• [Raw data]
====================

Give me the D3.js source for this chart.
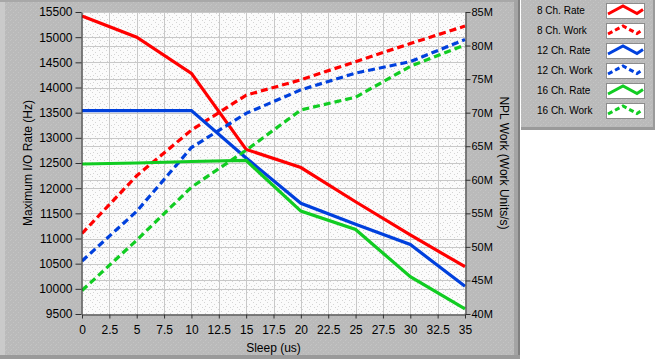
<!DOCTYPE html>
<html>
<head>
<meta charset="utf-8">
<script src="https://cdn.jsdelivr.net/npm/d3@7"></script>
<style>
  body { margin: 0; background: #fff; }
  svg { display: block; font-family: "Liberation Sans", Arial, sans-serif; }
</style>
</head>
<body>
<div id="chart"></div>
<script>
// Data
const sleep = [0, 5, 10, 15, 20, 25, 30, 35];
const rate8 = [15420, 15000, 14280, 12770, 12410, 11730, 11070, 10440];
const rate12 = [13540, 13540, 13540, 12600, 11700, 11285, 10880, 10050];
const rate16 = [12480, 12500, 12530, 12550, 11545, 11180, 10240, 9600];
const work8 = [52.0, 60.6, 67.4, 72.6, 74.9, 77.6, 80.3, 82.9];
const work12 = [47.9, 55.3, 64.8, 69.9, 73.4, 75.9, 77.6, 80.9];
const work16 = [43.5, 51.0, 58.9, 64.4, 70.4, 72.3, 76.9, 80.1];

const xTicks = d3.range(0, 35.01, 2.5);
const rateTicks = d3.range(9500, 15501, 500);
const workTicks = d3.range(40, 86, 5);

const series = [
  { name: "8 Ch. Rate", values: rate8, axis: "rate", color: "#ff0000", dash: null },
  { name: "8 Ch. Work", values: work8, axis: "work", color: "#ff0000", dash: "7,4" },
  { name: "12 Ch. Rate", values: rate12, axis: "rate", color: "#0040dd", dash: null },
  { name: "12 Ch. Work", values: work12, axis: "work", color: "#0040dd", dash: "7,4" },
  { name: "16 Ch. Rate", values: rate16, axis: "rate", color: "#11cc22", dash: null },
  { name: "16 Ch. Work", values: work16, axis: "work", color: "#11cc22", dash: "7,4" }
];

const W = 657, H = 360;
const plot = { left: 82, right: 465, top: 12, bottom: 314 };

const svg = d3.select("#chart").append("svg")
  .attr("width", W)
  .attr("height", H);

// textures
const defs = svg.append("defs");
const pDots = defs.append("pattern")
  .attr("id", "plotTex").attr("width", 7).attr("height", 7)
  .attr("patternUnits", "userSpaceOnUse");
pDots.append("rect").attr("width", 7).attr("height", 7).attr("fill", "#fbfbfb");
[[1, 1], [4, 3], [2, 5], [6, 6]].forEach(p => {
  pDots.append("rect").attr("x", p[0]).attr("y", p[1])
    .attr("width", 1).attr("height", 1).attr("fill", "#d4d4d4");
});
const gTex = defs.append("pattern")
  .attr("id", "panelTex").attr("width", 5).attr("height", 5)
  .attr("patternUnits", "userSpaceOnUse");
gTex.append("rect").attr("width", 5).attr("height", 5).attr("fill", "#bababa");
[[0, 0], [3, 2], [1, 4]].forEach(p => {
  gTex.append("rect").attr("x", p[0]).attr("y", p[1])
    .attr("width", 1).attr("height", 1).attr("fill", "#c4c4c4");
});

// chart panel
svg.append("rect").attr("x", 0).attr("y", 0).attr("width", 520).attr("height", 359)
  .attr("fill", "url(#panelTex)");
svg.append("rect").attr("x", 0).attr("y", 0).attr("width", 5).attr("height", 359)
  .attr("fill", "#cacaca");
svg.append("rect").attr("x", 0).attr("y", 0).attr("width", 520).attr("height", 2)
  .attr("fill", "#a8a8a8");
svg.append("rect").attr("x", 514).attr("y", 0).attr("width", 6).attr("height", 359)
  .attr("fill", "#a4a4a4");
svg.append("rect").attr("x", 518).attr("y", 0).attr("width", 2).attr("height", 359)
  .attr("fill", "#808080");
svg.append("rect").attr("x", 0).attr("y", 355).attr("width", 520).attr("height", 4)
  .attr("fill", "#9a9a9a");

// legend panel
svg.append("rect").attr("x", 521).attr("y", 0).attr("width", 134).attr("height", 130)
  .attr("fill", "url(#panelTex)");
svg.append("rect").attr("x", 521).attr("y", 127).attr("width", 134).attr("height", 3)
  .attr("fill", "#9a9a9a");
svg.append("rect").attr("x", 653).attr("y", 0).attr("width", 2).attr("height", 130)
  .attr("fill", "#9a9a9a");

// scales
const x = d3.scaleLinear().domain([0, 35]).range([plot.left, plot.right]);
const yRate = d3.scaleLinear().domain([9500, 15500]).range([plot.bottom, plot.top]);
const yWork = d3.scaleLinear().domain([40, 85]).range([plot.bottom, plot.top]);

// plot background
svg.append("rect")
  .attr("x", plot.left).attr("y", plot.top)
  .attr("width", plot.right - plot.left).attr("height", plot.bottom - plot.top)
  .attr("fill", "url(#plotTex)");

// grid
const grid = svg.append("g").attr("stroke", "#c8c8c8").attr("stroke-width", 1);
xTicks.forEach(t => {
  const px = Math.round(x(t)) + 0.5;
  grid.append("line").attr("x1", px).attr("x2", px)
    .attr("y1", plot.top).attr("y2", plot.bottom);
});
rateTicks.forEach(t => {
  const py = Math.round(yRate(t)) + 0.5;
  grid.append("line").attr("x1", plot.left).attr("x2", plot.right)
    .attr("y1", py).attr("y2", py);
});
workTicks.forEach(t => {
  const py = Math.round(yWork(t)) + 0.5;
  grid.append("line").attr("x1", plot.left).attr("x2", plot.right)
    .attr("y1", py).attr("y2", py);
});

// lines
const clip = defs.append("clipPath").attr("id", "plotClip");
clip.append("rect").attr("x", plot.left).attr("y", plot.top - 2)
  .attr("width", plot.right - plot.left + 2).attr("height", plot.bottom - plot.top + 2);

const lines = svg.append("g").attr("clip-path", "url(#plotClip)");
series.forEach(s => {
  const yS = s.axis === "rate" ? yRate : yWork;
  const line = d3.line().x((d, i) => x(sleep[i])).y(d => yS(d));
  lines.append("path")
    .datum(s.values)
    .attr("d", line)
    .attr("fill", "none")
    .attr("stroke", s.color)
    .attr("stroke-width", 3.2)
    .attr("stroke-dasharray", s.dash);
});

// axes
const axisStyle = g => {
  g.select(".domain").attr("stroke", "#303030");
  g.selectAll(".tick line").attr("stroke", "#303030");
  g.selectAll(".tick text").attr("fill", "#000").style("font-size", "12px");
};

svg.append("g")
  .attr("transform", `translate(0,${plot.bottom + 0.5})`)
  .call(d3.axisBottom(x).tickValues(xTicks).tickFormat(d3.format("~g"))
    .tickSize(4).tickSizeOuter(0).tickPadding(7))
  .call(axisStyle);

svg.append("g")
  .attr("transform", `translate(${plot.left - 0.5},0)`)
  .call(d3.axisLeft(yRate).tickValues(rateTicks).tickFormat(d3.format("d"))
    .tickSize(6).tickSizeOuter(0).tickPadding(3))
  .call(axisStyle);

svg.append("g")
  .attr("transform", `translate(${plot.right + 0.5},0)`)
  .call(d3.axisRight(yWork).tickValues(workTicks).tickFormat(d => d + "M")
    .tickSize(5).tickSizeOuter(0).tickPadding(1))
  .call(axisStyle)
  .call(g => g.selectAll(".tick text").style("font-size", "11px"));

// axis titles
svg.append("text")
  .attr("transform", `translate(32,${(plot.top + plot.bottom) / 2}) rotate(-90)`)
  .attr("text-anchor", "middle")
  .style("font-size", "12px")
  .text("Maximum I/O Rate (Hz)");

svg.append("text")
  .attr("transform", `translate(500,${(plot.top + plot.bottom) / 2}) rotate(90)`)
  .attr("text-anchor", "middle")
  .style("font-size", "12px")
  .text("NPL Work (Work Units/s)");

svg.append("text")
  .attr("x", (plot.left + plot.right) / 2)
  .attr("y", 352)
  .attr("text-anchor", "middle")
  .style("font-size", "12px")
  .text("Sleep (us)");

// legend
const legend = svg.append("g").attr("transform", "translate(537,0)");
series.forEach((s, i) => {
  const row = legend.append("g").attr("transform", `translate(0,${3 + i * 20})`);
  row.append("text")
    .attr("x", 0).attr("y", 11)
    .style("font-size", "10px")
    .text(s.name);
  row.append("rect")
    .attr("x", 69.5).attr("y", 0.5).attr("width", 38).attr("height", 15)
    .attr("fill", "#fff").attr("stroke", "#8c8c8c");
  row.append("path")
    .attr("d", "M71,11 L86,3 L100,10.5 L106,6.5")
    .attr("fill", "none")
    .attr("stroke", s.color)
    .attr("stroke-width", 3)
    .attr("stroke-dasharray", s.dash ? "5,3" : null);
});
</script>
</body>
</html>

====================

• [What to do]
Leave out the pictures, then repeat the listing above exactly from its first line to the line with "12, bottom: 314", inclusive.

• [Written answer]
Give me the D3.js source for this chart.
<!DOCTYPE html>
<html>
<head>
<meta charset="utf-8">
<script src="https://cdn.jsdelivr.net/npm/d3@7"></script>
<style>
  body { margin: 0; background: #fff; }
  svg { display: block; font-family: "Liberation Sans", Arial, sans-serif; }
</style>
</head>
<body>
<div id="chart"></div>
<script>
// Data
const sleep = [0, 5, 10, 15, 20, 25, 30, 35];
const rate8 = [15420, 15000, 14280, 12770, 12410, 11730, 11070, 10440];
const rate12 = [13540, 13540, 13540, 12600, 11700, 11285, 10880, 10050];
const rate16 = [12480, 12500, 12530, 12550, 11545, 11180, 10240, 9600];
const work8 = [52.0, 60.6, 67.4, 72.6, 74.9, 77.6, 80.3, 82.9];
const work12 = [47.9, 55.3, 64.8, 69.9, 73.4, 75.9, 77.6, 80.9];
const work16 = [43.5, 51.0, 58.9, 64.4, 70.4, 72.3, 76.9, 80.1];

const xTicks = d3.range(0, 35.01, 2.5);
const rateTicks = d3.range(9500, 15501, 500);
const workTicks = d3.range(40, 86, 5);

const series = [
  { name: "8 Ch. Rate", values: rate8, axis: "rate", color: "#ff0000", dash: null },
  { name: "8 Ch. Work", values: work8, axis: "work", color: "#ff0000", dash: "7,4" },
  { name: "12 Ch. Rate", values: rate12, axis: "rate", color: "#0040dd", dash: null },
  { name: "12 Ch. Work", values: work12, axis: "work", color: "#0040dd", dash: "7,4" },
  { name: "16 Ch. Rate", values: rate16, axis: "rate", color: "#11cc22", dash: null },
  { name: "16 Ch. Work", values: work16, axis: "work", color: "#11cc22", dash: "7,4" }
];

const W = 657, H = 360;
const plot = { left: 82, right: 465, top: 12, bottom: 314 };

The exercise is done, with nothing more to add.